Figure scripts:
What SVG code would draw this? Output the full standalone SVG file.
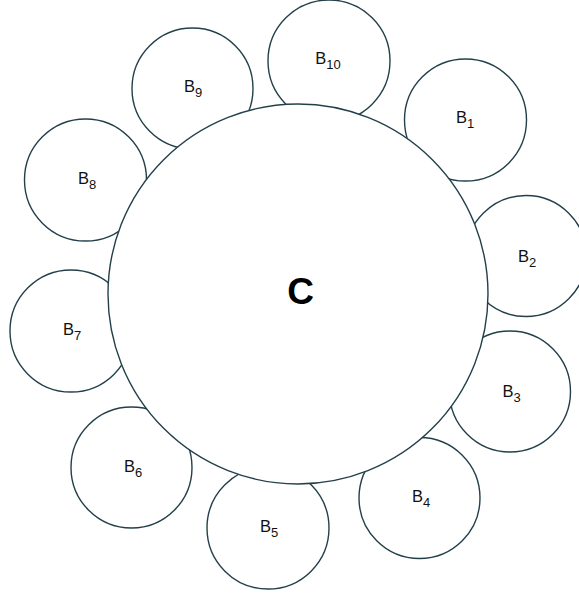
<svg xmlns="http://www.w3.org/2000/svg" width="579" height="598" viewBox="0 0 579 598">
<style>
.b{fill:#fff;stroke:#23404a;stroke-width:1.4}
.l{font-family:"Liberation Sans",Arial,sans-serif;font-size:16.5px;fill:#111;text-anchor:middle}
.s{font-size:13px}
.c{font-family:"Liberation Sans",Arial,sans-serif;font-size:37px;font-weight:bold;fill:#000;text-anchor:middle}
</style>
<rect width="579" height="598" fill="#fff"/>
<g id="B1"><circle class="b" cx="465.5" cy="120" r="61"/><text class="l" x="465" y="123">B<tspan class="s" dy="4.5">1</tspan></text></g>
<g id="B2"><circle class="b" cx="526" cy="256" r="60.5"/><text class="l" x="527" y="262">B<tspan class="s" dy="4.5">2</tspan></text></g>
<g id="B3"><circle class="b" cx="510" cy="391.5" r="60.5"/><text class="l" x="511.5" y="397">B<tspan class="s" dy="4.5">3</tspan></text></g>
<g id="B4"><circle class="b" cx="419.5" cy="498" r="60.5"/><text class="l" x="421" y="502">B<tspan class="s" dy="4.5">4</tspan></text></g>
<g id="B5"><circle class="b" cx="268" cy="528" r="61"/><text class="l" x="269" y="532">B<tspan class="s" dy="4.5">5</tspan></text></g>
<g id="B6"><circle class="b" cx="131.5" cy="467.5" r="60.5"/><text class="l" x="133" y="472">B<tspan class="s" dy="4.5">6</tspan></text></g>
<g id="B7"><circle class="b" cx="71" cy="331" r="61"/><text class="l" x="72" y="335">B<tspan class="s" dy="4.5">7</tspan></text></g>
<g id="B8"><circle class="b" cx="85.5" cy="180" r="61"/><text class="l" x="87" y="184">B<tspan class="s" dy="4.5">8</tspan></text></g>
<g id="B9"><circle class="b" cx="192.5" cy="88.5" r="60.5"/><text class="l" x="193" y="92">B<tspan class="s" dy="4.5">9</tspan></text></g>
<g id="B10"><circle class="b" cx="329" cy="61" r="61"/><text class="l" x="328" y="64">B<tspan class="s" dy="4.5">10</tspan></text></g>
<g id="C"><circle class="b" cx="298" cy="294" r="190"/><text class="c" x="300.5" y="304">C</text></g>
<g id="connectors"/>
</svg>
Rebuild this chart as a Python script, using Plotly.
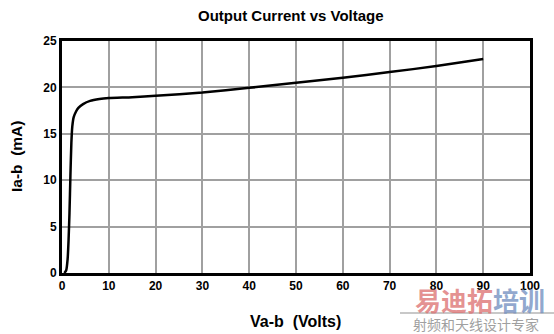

> _Instructions for the task_:
All of the data needs repeating exactly, but the pictures do not.

> _Task response_:
What SVG code would draw this? Output the full standalone SVG file.
<svg xmlns="http://www.w3.org/2000/svg" width="579" height="598" viewBox="0 0 579 598">
<style>
.b{fill:#fff;stroke:#23404a;stroke-width:1.4}
.l{font-family:"Liberation Sans",Arial,sans-serif;font-size:16.5px;fill:#111;text-anchor:middle}
.s{font-size:13px}
.c{font-family:"Liberation Sans",Arial,sans-serif;font-size:37px;font-weight:bold;fill:#000;text-anchor:middle}
</style>
<rect width="579" height="598" fill="#fff"/>
<g id="B1"><circle class="b" cx="465.5" cy="120" r="61"/><text class="l" x="465" y="123">B<tspan class="s" dy="4.5">1</tspan></text></g>
<g id="B2"><circle class="b" cx="526" cy="256" r="60.5"/><text class="l" x="527" y="262">B<tspan class="s" dy="4.5">2</tspan></text></g>
<g id="B3"><circle class="b" cx="510" cy="391.5" r="60.5"/><text class="l" x="511.5" y="397">B<tspan class="s" dy="4.5">3</tspan></text></g>
<g id="B4"><circle class="b" cx="419.5" cy="498" r="60.5"/><text class="l" x="421" y="502">B<tspan class="s" dy="4.5">4</tspan></text></g>
<g id="B5"><circle class="b" cx="268" cy="528" r="61"/><text class="l" x="269" y="532">B<tspan class="s" dy="4.5">5</tspan></text></g>
<g id="B6"><circle class="b" cx="131.5" cy="467.5" r="60.5"/><text class="l" x="133" y="472">B<tspan class="s" dy="4.5">6</tspan></text></g>
<g id="B7"><circle class="b" cx="71" cy="331" r="61"/><text class="l" x="72" y="335">B<tspan class="s" dy="4.5">7</tspan></text></g>
<g id="B8"><circle class="b" cx="85.5" cy="180" r="61"/><text class="l" x="87" y="184">B<tspan class="s" dy="4.5">8</tspan></text></g>
<g id="B9"><circle class="b" cx="192.5" cy="88.5" r="60.5"/><text class="l" x="193" y="92">B<tspan class="s" dy="4.5">9</tspan></text></g>
<g id="B10"><circle class="b" cx="329" cy="61" r="61"/><text class="l" x="328" y="64">B<tspan class="s" dy="4.5">10</tspan></text></g>
<g id="C"><circle class="b" cx="298" cy="294" r="190"/><text class="c" x="300.5" y="304">C</text></g>
<g id="connectors"/>
</svg>
Rebuild this chart as a Python script, using Plotly.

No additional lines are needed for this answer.